Before we could send the wheels to the powder coater we had to do some wheel repair. Thankfully my local friendly machinist was able to do some aluminium welding and then grinding down to fix a very badly damaged edge. This took about 2 hours work.
Once all repairs were done and we had decided on color we went to the local powder coating shop with all the parts and started to get pictures back of the bits as they went through their shop.
I used the same powder coating place to coat all inner and outer pieces but used a different shop for diamond cutting and clear coating the inners.
One thing you can spot close up is that there is no definite/exact line for where the diamond cutting ends. This is caused by me asking the diamond cutters to remove as little material as possible and also because normally when you diamond cut a wheel you have an exact face to work the bit to. With these outer wheels the face curves into the barrel wall so it’s hard to get an exact location to stop turning at. You have probably already established that Diamond cutting these wheels caused significant complications!
Assembly.
After such a long road I was happy to get through to assembly..
Assembly involved placing the spacers in the outer barrel, placing the inners on the spacers and installing the M7 fittings. Next step is to get them boxed up and take them up to my brother for fitment on his 309 Goodwood 🙂
Just as a side note at this point: I made the mistake of measuring the entire bolt length and ignored the taper on the bolt where there was no thread. This lead to me getting the wrong size bolts. The actual holes in the base rim have an additional cavity for the center shaft of the bolt and this cavity does not have thread but does have material so you can’t put in a normal bolt. So my learning here is to measure only the thread length of the original bolt and add 10mm to that, don’t measure the entire bolt length.
Rough cost brake down
All costs in GBP. This makes assumptions no labour is free. All costs are estimates/rough and will vary depending on your relationships w/ your machinists and suppliers. Labor is estimated at ~£40 per hour.
Spacer Aluminium: £250
Wheel repairs: £200
Water Jet: £200
Test fitting: £80
Final assembly: £200
Plasma cutting Peugeot wheel: £80
Shot Blasting: £100
Powder coating (Due to special powder and 8 parts): £400
Diamond Cut (4 wheels): £300
Fittings (M6 bolts): £211.68
Primer: £5
CNC Machine Time & Machinist: £500
Lathe Time & Machinist: £100
Running between suppliers: £200
Total cost: £2,635.68
Things I learned and Summary.
I learned a lot during the process.
- It’s important to use a wet rag when plasma torching. If you don’t it will require additional shot blasting / cleaning up of the inners.
- Wet clear will give anthracite a very different finish to non-wet clear. I would use the same shop for coating/cutting/clear coating in the future.
- Inkscape is funny when it comes to mechanical drawings. Make sure you are using Display > Outline. Don’t use stroke. Make sure you use correct layers when exporting for water jetting IE don’t water jet your counter bores when sending for water jet but do when sending for CNCing!
- It’s important to start with a relatively good set of wheels (both) because any damage will need to be repaired before paint.

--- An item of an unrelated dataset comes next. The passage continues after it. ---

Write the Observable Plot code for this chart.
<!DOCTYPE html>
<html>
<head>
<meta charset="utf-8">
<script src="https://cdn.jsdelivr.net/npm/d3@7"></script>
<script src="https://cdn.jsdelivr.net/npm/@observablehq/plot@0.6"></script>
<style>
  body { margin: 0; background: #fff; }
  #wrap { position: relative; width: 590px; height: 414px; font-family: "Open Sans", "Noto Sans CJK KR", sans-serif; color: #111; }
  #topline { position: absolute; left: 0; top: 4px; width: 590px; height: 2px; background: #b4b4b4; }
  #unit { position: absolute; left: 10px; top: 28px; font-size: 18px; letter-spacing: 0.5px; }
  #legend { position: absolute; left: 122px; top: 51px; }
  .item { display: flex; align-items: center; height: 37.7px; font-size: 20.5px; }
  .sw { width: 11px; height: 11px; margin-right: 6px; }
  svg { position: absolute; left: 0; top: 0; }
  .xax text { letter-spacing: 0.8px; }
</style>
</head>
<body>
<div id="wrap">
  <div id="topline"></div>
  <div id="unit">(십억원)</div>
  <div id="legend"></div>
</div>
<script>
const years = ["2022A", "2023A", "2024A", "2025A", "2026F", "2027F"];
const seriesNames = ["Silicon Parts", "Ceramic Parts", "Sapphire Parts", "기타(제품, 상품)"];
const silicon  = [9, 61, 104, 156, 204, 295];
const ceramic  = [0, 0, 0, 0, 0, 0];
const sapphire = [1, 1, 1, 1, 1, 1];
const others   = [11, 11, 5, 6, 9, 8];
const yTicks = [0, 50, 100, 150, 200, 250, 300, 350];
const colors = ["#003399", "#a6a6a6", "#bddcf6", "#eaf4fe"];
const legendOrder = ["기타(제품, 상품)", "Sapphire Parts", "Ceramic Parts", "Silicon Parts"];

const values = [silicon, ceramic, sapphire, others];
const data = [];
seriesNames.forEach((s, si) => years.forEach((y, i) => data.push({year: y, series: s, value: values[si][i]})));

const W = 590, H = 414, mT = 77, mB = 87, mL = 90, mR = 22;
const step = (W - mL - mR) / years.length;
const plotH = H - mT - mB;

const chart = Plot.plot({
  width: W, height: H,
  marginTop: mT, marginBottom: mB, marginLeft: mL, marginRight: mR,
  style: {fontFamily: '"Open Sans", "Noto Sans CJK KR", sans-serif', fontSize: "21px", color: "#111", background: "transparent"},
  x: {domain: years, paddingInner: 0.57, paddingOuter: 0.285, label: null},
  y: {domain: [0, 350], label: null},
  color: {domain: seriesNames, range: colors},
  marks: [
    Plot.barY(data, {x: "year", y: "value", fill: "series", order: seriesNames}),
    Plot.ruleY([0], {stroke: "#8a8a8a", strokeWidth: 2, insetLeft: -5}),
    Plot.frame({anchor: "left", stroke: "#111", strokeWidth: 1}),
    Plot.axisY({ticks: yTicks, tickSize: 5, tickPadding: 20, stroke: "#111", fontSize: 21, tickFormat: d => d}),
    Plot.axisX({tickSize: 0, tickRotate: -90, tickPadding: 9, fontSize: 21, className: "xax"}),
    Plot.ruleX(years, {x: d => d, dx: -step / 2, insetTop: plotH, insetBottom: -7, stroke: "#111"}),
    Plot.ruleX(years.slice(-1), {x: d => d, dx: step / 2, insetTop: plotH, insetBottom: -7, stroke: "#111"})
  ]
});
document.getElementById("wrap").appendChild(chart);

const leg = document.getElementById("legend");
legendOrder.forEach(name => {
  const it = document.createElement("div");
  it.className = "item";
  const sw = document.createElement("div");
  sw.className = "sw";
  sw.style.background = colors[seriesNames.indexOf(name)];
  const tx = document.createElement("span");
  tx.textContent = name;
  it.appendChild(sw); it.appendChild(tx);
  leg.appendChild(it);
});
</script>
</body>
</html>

- This process is expensive and time consuming to do.
To conclude, I have completed engine swaps which have been easier jobs than this. It’s a very expensive and quite consuming way to create custom wheels and to be honest, going straight to China for forged custom wheels might just be cheaper and easier! That said, this method does give retro cars the ability to keep their original styling while being able to put more rubber down on the tarmac.
Q&A
Are the wheels lighter? I’m not sure.
Are the wheels safer? No!
Would you do something like this for me? Yes. But I would want suitable compensation, something close to £1.5k per wheel for a project using the same inner/outer and it would be more for a fully custom project.
Could you do it without the diamond cutting? Yes and it would reduce that cost/complexity.

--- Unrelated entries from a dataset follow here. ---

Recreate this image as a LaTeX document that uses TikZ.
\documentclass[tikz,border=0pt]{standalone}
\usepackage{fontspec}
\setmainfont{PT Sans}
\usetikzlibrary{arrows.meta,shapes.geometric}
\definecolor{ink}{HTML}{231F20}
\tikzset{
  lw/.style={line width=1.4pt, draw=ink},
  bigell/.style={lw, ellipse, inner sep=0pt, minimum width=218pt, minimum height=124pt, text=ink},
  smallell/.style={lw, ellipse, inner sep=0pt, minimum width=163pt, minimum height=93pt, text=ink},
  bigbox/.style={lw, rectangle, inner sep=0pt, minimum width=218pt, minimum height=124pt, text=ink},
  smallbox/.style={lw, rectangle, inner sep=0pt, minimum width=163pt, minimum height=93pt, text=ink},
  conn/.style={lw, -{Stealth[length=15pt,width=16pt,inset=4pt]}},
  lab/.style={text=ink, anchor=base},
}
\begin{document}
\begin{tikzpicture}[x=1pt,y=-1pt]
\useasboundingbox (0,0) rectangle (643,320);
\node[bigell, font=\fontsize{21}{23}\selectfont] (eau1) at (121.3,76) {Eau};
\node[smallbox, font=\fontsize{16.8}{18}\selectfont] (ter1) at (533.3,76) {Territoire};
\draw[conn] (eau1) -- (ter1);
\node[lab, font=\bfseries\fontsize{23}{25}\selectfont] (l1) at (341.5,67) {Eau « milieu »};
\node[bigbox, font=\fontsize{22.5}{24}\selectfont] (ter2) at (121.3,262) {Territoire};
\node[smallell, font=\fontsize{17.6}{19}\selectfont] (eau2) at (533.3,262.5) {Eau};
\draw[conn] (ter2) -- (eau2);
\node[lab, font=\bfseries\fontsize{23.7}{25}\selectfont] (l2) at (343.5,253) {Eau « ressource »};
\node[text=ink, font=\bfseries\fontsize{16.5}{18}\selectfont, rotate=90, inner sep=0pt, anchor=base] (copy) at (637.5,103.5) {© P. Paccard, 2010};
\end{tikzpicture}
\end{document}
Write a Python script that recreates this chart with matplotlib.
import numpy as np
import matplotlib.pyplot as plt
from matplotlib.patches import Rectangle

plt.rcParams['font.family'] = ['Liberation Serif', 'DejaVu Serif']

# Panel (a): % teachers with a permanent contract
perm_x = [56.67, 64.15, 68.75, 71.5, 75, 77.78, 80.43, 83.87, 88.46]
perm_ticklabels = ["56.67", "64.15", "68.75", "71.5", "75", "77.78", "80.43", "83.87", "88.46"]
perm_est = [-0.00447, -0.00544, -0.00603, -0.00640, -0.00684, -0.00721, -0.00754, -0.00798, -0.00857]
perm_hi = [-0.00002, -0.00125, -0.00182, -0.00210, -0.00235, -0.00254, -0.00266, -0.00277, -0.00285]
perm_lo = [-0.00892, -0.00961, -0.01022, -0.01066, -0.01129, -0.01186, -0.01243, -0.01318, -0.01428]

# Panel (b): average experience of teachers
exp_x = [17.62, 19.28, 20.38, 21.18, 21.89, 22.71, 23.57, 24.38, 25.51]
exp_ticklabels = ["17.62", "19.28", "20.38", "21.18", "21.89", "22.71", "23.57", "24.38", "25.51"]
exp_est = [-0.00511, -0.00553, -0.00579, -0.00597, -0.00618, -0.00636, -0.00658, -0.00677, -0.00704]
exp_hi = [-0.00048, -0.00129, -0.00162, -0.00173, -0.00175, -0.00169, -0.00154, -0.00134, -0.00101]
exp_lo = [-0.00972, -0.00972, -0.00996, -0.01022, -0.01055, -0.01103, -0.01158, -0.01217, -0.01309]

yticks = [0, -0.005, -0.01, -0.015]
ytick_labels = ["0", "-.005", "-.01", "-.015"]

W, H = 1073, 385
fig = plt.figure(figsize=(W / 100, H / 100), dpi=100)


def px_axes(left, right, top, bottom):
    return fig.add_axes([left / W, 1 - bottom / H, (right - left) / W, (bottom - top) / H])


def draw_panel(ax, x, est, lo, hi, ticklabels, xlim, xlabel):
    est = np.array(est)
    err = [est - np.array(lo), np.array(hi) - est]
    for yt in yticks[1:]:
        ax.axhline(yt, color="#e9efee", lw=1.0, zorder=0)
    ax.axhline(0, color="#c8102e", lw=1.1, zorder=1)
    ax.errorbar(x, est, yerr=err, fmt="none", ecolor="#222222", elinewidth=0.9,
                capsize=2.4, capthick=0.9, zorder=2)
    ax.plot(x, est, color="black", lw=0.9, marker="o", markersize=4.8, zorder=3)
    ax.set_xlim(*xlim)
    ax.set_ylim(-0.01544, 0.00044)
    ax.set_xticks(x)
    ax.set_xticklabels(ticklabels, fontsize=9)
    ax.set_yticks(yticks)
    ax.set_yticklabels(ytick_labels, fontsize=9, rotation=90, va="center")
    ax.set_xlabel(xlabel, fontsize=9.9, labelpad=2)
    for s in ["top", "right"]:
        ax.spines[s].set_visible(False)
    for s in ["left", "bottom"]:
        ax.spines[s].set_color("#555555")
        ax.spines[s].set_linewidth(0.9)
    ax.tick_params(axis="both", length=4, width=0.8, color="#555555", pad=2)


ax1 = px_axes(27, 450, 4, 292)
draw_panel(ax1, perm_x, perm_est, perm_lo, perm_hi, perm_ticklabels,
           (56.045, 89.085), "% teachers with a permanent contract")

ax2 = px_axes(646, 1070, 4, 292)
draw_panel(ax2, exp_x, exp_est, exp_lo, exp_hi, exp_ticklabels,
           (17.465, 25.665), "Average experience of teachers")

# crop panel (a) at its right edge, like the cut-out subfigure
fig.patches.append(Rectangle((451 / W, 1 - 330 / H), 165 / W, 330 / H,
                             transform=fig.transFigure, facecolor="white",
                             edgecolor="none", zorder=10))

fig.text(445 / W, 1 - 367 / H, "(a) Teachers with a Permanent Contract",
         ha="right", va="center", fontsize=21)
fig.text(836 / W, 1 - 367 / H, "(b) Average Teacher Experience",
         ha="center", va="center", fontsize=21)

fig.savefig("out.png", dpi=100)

Did you have to order anything twice because you got it wrong? Yes, the fittings I originally ordered 40, then 30 then 25mm. Thankfully I only ordered a few 40s then by mistake 100 30’s then I finally settled on 25mm.. While 30mm will work in some holes not all holes on the BMW wheels were equal so I had to drop 5mm of thread. Because these wheels are not for driving on I figured that was fine.
Why not just order M7 28mm or something then if they were just a few mm long? Well firstly, you can’t get weird size M7s.. Secondly, it wasn’t the depth that was the issue, it was the final part of the original bolts which had no thread and were just used to located themselves in the hole. The GWR fittings didn’t have this pattern and as such wanted to thread too far into the wheel causing the thread to get damaged and in some cases (this really screwed me over) the fixings would get stuck in the rim only for me to have to angle grind them off.
Did I bodge anything? Yes. On one wheel 3 of the heads of the bolts are fake.
Did I finish them completely with center caps etc? No. I totally forgot about center caps until I wrote this blog post =D.